DATA SUPPLIED
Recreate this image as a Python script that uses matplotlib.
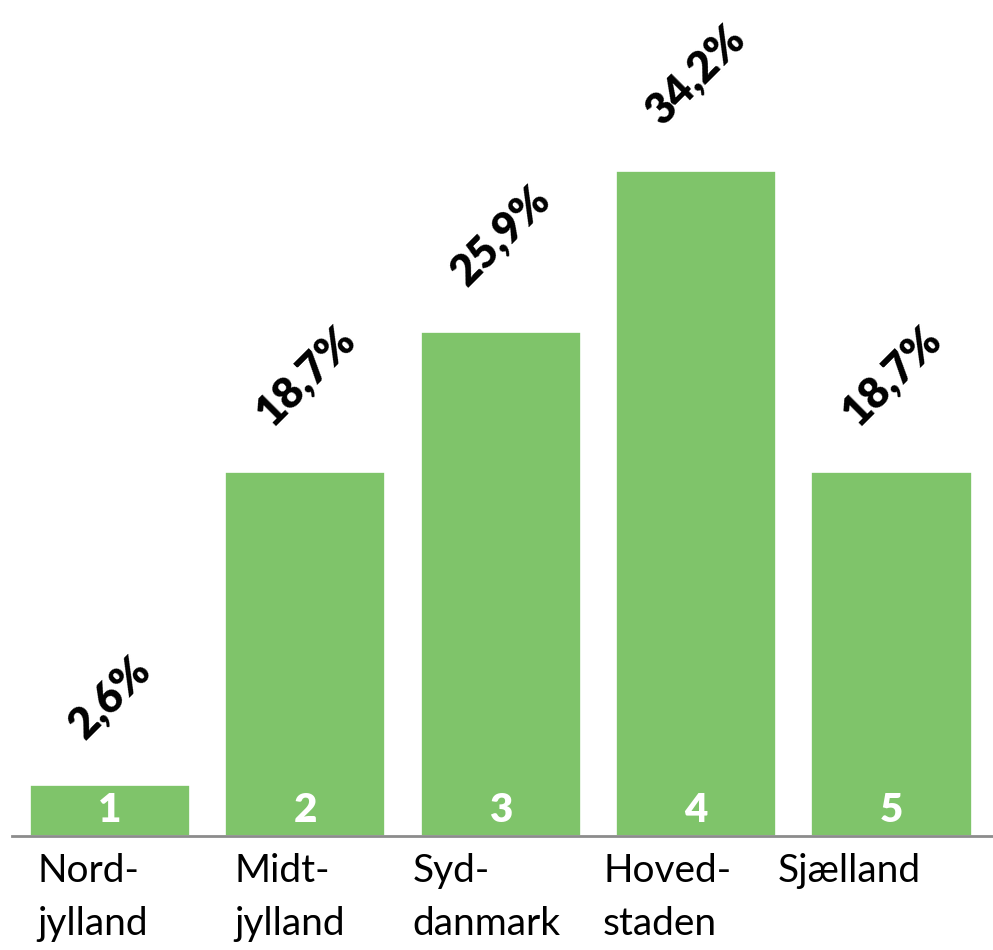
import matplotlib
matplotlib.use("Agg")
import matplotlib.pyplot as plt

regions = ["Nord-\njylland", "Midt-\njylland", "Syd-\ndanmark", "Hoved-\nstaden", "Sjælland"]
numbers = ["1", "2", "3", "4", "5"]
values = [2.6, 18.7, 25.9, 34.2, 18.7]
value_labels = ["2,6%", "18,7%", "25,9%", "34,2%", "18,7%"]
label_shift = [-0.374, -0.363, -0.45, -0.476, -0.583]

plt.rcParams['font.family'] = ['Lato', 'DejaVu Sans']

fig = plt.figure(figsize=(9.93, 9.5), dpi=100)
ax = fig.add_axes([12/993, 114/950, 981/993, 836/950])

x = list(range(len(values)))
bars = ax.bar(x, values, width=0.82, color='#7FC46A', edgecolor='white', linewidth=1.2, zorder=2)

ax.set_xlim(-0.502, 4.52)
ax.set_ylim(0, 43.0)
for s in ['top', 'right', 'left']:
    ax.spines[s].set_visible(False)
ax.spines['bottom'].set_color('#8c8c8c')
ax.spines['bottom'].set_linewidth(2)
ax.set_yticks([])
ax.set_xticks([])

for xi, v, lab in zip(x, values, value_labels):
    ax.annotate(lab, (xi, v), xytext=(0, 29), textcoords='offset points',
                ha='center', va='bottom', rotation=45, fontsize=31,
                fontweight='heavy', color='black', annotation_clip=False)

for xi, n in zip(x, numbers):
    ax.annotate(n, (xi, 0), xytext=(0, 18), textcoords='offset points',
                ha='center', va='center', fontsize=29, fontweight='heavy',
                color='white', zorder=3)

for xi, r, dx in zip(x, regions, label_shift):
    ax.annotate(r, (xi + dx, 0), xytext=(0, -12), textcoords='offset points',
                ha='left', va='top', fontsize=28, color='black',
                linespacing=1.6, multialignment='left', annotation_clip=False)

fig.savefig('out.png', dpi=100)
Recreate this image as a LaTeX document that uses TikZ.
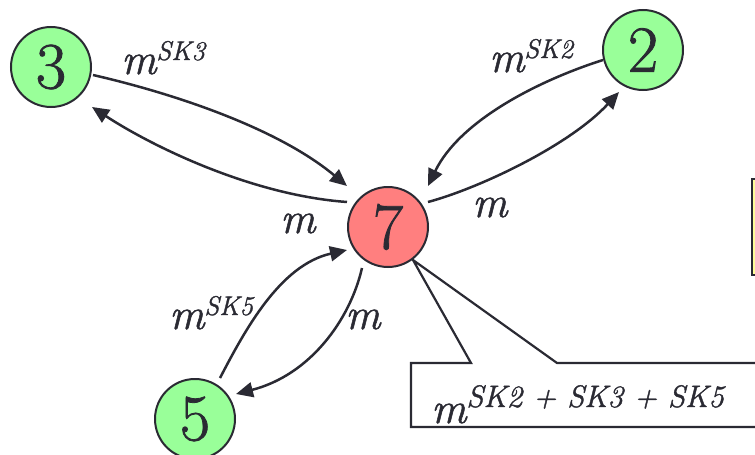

INSTRUCTIONS FOR THE TASK
Look through the records and gather each line with the word "this".

RESULT
Recreate this image as a Python script that uses matplotlib.
Recreate this image as a LaTeX document that uses TikZ.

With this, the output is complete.